Tag Archives: sick


I write this while I have what seems to be a wicked head cold that has sapped my strength and submerged my world in a cloud of noise and nonsense. So if I come of nonsensically, let me assure you it's not the meds, for I have not taken any: previous encounters with Robitussen, Sudafed, and other decongestants and cold/flu aids have resulted in hallucinations and mania I can't really begin to fathom.

This is pure, sick Vicki.

I spent most of the morning asleep. Actually, all of it. After calling in to work sick, I promptly passed out until noon, when my work-at-home hubby gently nudged me to awakeness to ensure I didn't sleep my whole day away so that I wouldn't have trouble tonight. After tea and lunch, I lay and read Hugo-Award winner The Big Time by Fritz Leiber.

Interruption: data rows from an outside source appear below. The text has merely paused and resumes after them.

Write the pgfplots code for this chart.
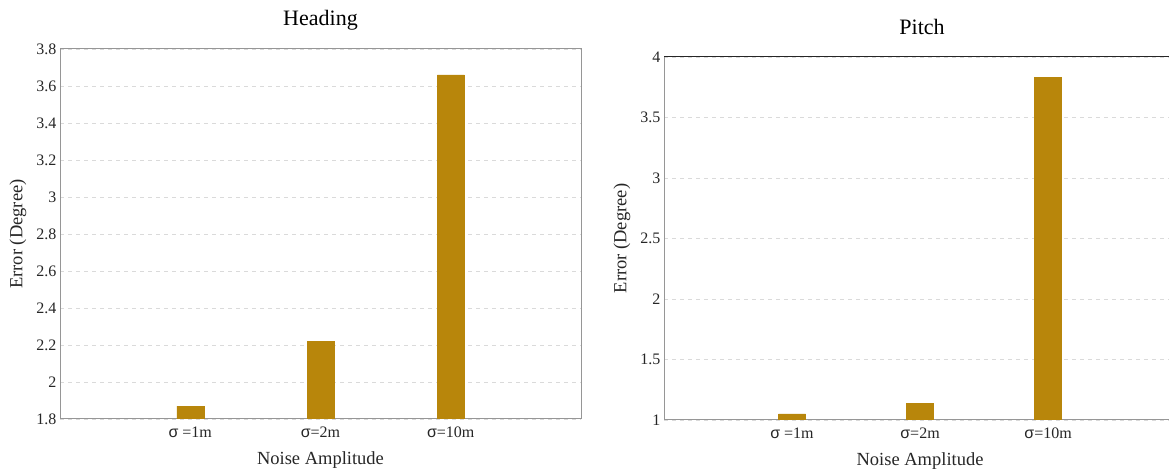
\documentclass[border=0pt]{standalone}
\usepackage{fontspec}
\setmainfont{Liberation Serif}
\newfontfamily\sig{Liberation Sans}
\usepackage{pgfplots}
\pgfplotsset{compat=1.18}
\definecolor{barc}{RGB}{184,134,11}
\definecolor{axc}{RGB}{150,150,150}
\definecolor{grc}{RGB}{218,218,218}
\pgfplotsset{mystyle/.style={
  scale only axis,
  ybar, bar width=27pt,
  xmin=0,
  xtick={1,2,3},
  xticklabels={{\sig σ} =1m,{\sig σ}=2m,{\sig σ}=10m},
  major tick length=0pt,
  axis line style={axc, line width=1pt},
  ymajorgrids, grid style={grc, dash pattern=on 4pt off 4pt, line width=0.8pt},
  tick label style={font=\fontsize{16}{18}\selectfont, text=black!85},
  /pgf/number format/assume math mode=true,
  xticklabel style={anchor=center, yshift=-13pt},
  every axis title shift=0pt,
  title style={font=\fontsize{22}{24}\selectfont, anchor=center},
  label style={font=\fontsize{18.5}{21}\selectfont, text=black!85},
  xlabel={Noise Amplitude},
  ylabel={Error (Degree)},
  xlabel style={anchor=center},
  ylabel style={anchor=center},
}}
\begin{document}
\begin{tikzpicture}
\path[use as bounding box] (0,0) rectangle (1169pt,473pt);
\begin{axis}[mystyle,
  at={(60pt,54pt)}, anchor=south west,
  width=521pt, height=370pt,
  xmax=4,
  ymin=1.8, ymax=3.8, ytick={1.8,2,...,3.8},
  yticklabels={1.8,2,2.2,2.4,2.6,2.8,3,3.2,3.4,3.6,3.8},
  title={Heading},
  title style={at={([yshift=29pt]axis description cs:0.5,1)}},
  xlabel style={at={([yshift=-41pt]axis description cs:0.5,0)}},
  ylabel style={at={([xshift=-42pt]axis description cs:0,0.5)}},
]
\addplot[fill=barc, draw=barc] coordinates {(1,1.87) (2,2.22) (3,3.66)};
\end{axis}
\begin{axis}[mystyle,
  at={(664pt,53pt)}, anchor=south west,
  width=505pt, height=363pt,
  xmax=3.945,
  axis y line*=left,
  ymin=1, ymax=4, ytick={1,1.5,...,4},
  yticklabels={1,1.5,2,2.5,3,3.5,4},
  title={Pitch},
  title style={at={([yshift=30pt]axis description cs:0.511,1)}},
  xlabel style={at={([yshift=-41pt]axis description cs:0.507,0)}},
  ylabel style={at={([xshift=-42pt]axis description cs:0,0.5)}},
]
\addplot[fill=barc, draw=barc] coordinates {(1,1.05) (2,1.14) (3,3.83)};
\draw[black!85, line width=1pt] (rel axis cs:0,1) -- (rel axis cs:1,1);
\end{axis}
\end{tikzpicture}
\end{document}
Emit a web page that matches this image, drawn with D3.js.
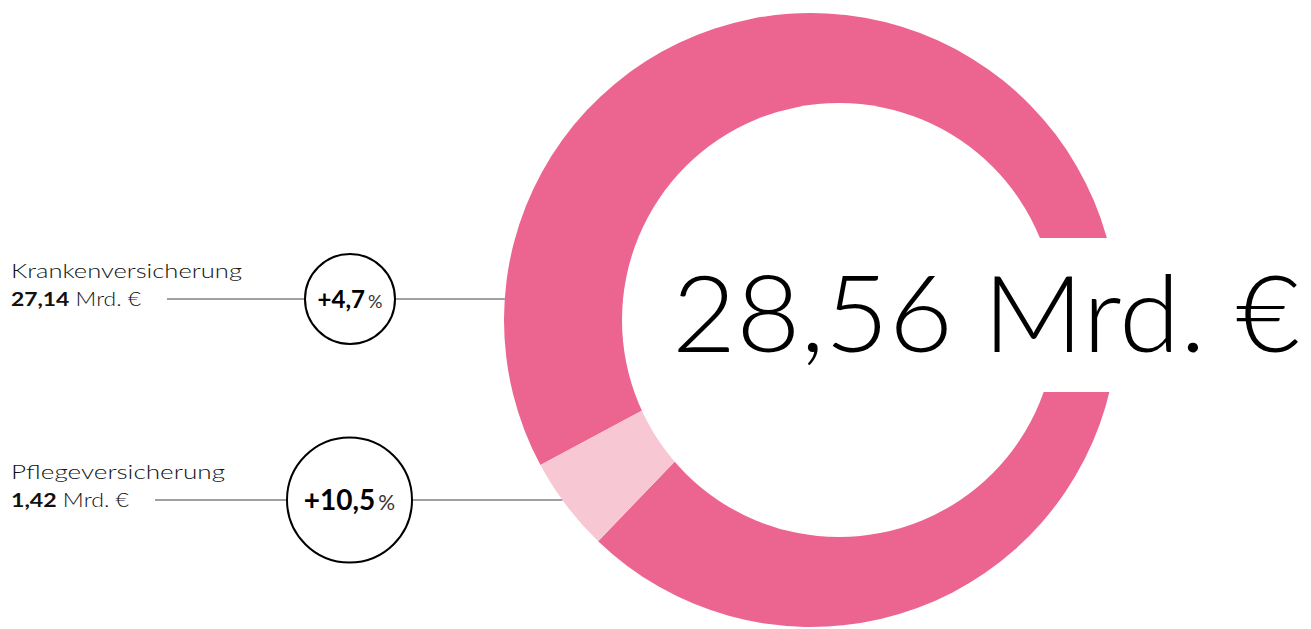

It's been a while since I've read any hardcore sci-fi. And I think I remember why I don't when I'm sick...

I once again promptly passed out for an hour.

Rested but still weak, I decided to try to get some work done on the website, which has been in serious need of some refreshment. I never realized how tiring it was just sitting at this desk. It seems to be an effort to just be upright.

So here I am now, trying to write to get myself in the "write" state of mind to get some actual writing done. Hubby is making me nourishing congee (jook): Chinese rice porridge, for those of you who have never had it. Here's a recipe:

2 cups (old) cooked rice
6 cups of water
1 tbsp. vegetable oil
Ginger, finely sliced into little matchsticks
1/2 pound of ground pork
pinch of salt

In a big pot, brown pork in oil with ginger on high heat. Add water, bring to a boil. Add rice. Reduce to medium low heat when the soup comes to a boil. Let simmer for 1-2 hours. Add salt as needed. Serves, 4 people. Or one very sick person.

Water may be added to thin out the mixture, or it can be left to boil off to make it thicker. It's really very idiot-proof; just make sure you don't burn it.

Serve with fresh scallions (green onion) or whatever else you want. I like picked vegetables, deep-fried donuts from Chinatown and dried pork floss, but that might just sound weird to other people.